▸ The request:
Show every line where "React" occurs.
>> BEGIN Data
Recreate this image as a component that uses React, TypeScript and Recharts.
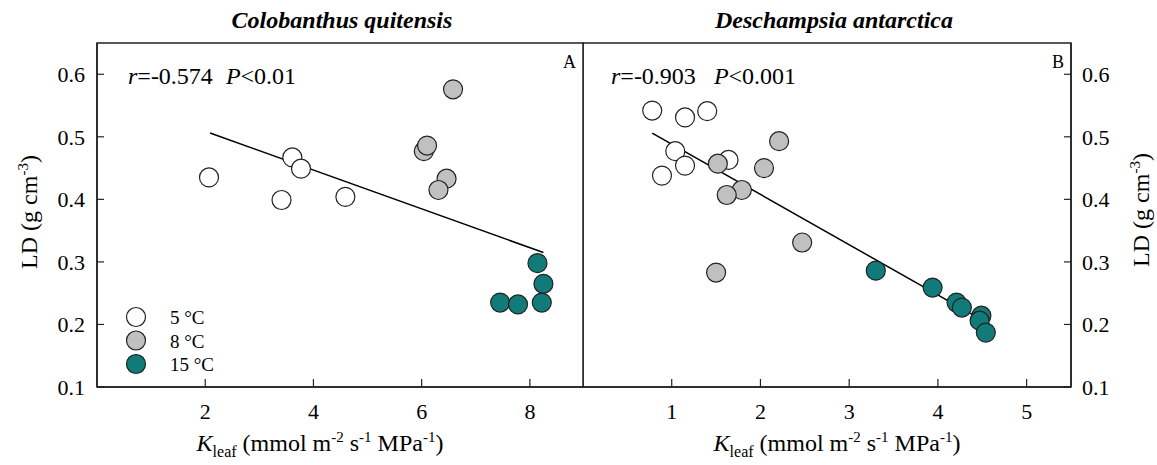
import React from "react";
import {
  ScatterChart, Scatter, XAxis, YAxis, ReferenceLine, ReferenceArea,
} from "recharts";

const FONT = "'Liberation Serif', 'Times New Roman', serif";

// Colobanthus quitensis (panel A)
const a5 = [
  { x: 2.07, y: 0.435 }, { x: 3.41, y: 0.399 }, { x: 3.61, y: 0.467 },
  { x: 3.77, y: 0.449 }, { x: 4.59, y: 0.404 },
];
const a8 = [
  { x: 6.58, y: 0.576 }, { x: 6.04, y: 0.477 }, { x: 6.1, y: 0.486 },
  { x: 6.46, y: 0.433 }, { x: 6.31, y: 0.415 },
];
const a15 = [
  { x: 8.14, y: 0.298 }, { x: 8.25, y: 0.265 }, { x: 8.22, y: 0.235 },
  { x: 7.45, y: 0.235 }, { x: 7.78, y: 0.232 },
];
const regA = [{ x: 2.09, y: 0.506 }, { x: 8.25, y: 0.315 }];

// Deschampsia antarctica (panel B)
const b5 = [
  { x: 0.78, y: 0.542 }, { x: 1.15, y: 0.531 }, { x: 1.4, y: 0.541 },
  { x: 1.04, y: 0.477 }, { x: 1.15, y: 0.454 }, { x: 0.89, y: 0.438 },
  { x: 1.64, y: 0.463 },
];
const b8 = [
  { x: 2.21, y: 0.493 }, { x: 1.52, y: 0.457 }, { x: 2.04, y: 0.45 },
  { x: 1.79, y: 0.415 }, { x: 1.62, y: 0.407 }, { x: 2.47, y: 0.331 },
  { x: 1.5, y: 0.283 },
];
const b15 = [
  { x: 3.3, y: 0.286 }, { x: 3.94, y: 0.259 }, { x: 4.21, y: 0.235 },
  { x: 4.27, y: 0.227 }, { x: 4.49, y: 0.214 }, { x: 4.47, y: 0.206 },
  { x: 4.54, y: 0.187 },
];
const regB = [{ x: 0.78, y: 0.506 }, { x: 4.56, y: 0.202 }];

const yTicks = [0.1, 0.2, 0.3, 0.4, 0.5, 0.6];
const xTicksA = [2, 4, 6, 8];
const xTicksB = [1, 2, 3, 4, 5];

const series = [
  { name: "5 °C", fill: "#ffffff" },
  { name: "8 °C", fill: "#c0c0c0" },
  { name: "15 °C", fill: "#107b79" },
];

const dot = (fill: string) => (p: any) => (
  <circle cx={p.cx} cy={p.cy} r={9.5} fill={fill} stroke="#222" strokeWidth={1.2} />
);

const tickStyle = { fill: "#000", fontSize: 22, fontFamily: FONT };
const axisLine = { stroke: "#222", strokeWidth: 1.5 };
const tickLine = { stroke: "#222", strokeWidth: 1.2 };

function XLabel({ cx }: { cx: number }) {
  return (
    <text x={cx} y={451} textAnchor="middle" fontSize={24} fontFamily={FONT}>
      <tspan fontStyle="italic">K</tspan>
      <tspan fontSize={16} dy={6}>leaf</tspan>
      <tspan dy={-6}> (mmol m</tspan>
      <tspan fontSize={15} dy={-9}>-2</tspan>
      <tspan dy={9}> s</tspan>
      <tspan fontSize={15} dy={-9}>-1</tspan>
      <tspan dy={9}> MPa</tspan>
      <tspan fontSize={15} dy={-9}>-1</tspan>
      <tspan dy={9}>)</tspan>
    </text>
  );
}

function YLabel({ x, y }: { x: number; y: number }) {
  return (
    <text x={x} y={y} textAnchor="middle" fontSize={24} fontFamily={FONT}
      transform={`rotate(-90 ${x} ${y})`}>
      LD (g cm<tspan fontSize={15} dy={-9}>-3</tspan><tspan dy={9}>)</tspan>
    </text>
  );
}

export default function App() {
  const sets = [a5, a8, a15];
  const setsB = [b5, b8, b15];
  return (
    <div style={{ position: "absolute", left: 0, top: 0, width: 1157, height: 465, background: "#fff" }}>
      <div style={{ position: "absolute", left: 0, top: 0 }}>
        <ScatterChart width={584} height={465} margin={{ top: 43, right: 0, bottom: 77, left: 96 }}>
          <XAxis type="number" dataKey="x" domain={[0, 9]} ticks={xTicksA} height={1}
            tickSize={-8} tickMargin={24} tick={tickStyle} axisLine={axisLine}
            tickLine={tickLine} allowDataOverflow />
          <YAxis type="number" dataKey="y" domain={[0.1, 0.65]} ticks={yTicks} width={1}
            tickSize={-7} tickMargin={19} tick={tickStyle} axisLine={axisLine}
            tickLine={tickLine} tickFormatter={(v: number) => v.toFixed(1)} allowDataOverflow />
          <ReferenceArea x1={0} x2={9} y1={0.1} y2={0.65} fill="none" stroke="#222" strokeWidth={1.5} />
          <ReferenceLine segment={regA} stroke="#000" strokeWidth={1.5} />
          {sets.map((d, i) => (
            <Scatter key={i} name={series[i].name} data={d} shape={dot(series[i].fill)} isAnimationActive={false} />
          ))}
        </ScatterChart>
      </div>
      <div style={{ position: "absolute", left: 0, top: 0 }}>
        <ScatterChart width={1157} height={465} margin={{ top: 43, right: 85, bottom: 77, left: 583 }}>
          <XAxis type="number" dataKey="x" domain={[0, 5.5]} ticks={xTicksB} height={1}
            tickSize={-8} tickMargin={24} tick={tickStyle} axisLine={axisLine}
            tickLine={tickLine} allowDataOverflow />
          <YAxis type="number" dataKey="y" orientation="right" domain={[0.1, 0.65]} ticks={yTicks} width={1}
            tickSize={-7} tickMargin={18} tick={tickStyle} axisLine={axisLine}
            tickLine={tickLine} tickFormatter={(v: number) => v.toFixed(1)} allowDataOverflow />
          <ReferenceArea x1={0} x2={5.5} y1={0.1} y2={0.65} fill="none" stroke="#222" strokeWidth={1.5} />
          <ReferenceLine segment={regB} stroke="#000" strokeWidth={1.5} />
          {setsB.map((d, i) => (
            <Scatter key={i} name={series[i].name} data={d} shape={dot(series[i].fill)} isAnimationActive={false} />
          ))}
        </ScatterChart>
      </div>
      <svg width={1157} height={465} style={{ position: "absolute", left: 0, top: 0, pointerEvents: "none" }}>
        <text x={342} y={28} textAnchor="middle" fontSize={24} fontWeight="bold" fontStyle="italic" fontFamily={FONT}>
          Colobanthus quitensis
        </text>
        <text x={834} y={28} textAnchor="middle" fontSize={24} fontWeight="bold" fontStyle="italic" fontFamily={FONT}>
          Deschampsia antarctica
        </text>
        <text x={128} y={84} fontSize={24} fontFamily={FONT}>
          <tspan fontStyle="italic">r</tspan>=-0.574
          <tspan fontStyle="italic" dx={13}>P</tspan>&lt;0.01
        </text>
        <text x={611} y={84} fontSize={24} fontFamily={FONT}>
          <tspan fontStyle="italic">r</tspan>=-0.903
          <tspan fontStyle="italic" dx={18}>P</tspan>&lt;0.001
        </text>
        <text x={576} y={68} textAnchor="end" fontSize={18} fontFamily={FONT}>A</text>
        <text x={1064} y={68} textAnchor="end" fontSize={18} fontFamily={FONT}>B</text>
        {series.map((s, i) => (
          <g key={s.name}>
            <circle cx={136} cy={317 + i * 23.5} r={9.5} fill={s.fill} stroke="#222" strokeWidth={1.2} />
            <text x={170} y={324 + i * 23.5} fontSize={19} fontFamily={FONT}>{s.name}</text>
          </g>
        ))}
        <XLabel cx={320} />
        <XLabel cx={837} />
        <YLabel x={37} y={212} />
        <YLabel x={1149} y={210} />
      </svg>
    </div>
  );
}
>> END Data
▸ Response:
Recreate this image as a component that uses React, TypeScript and Recharts.
import React from "react";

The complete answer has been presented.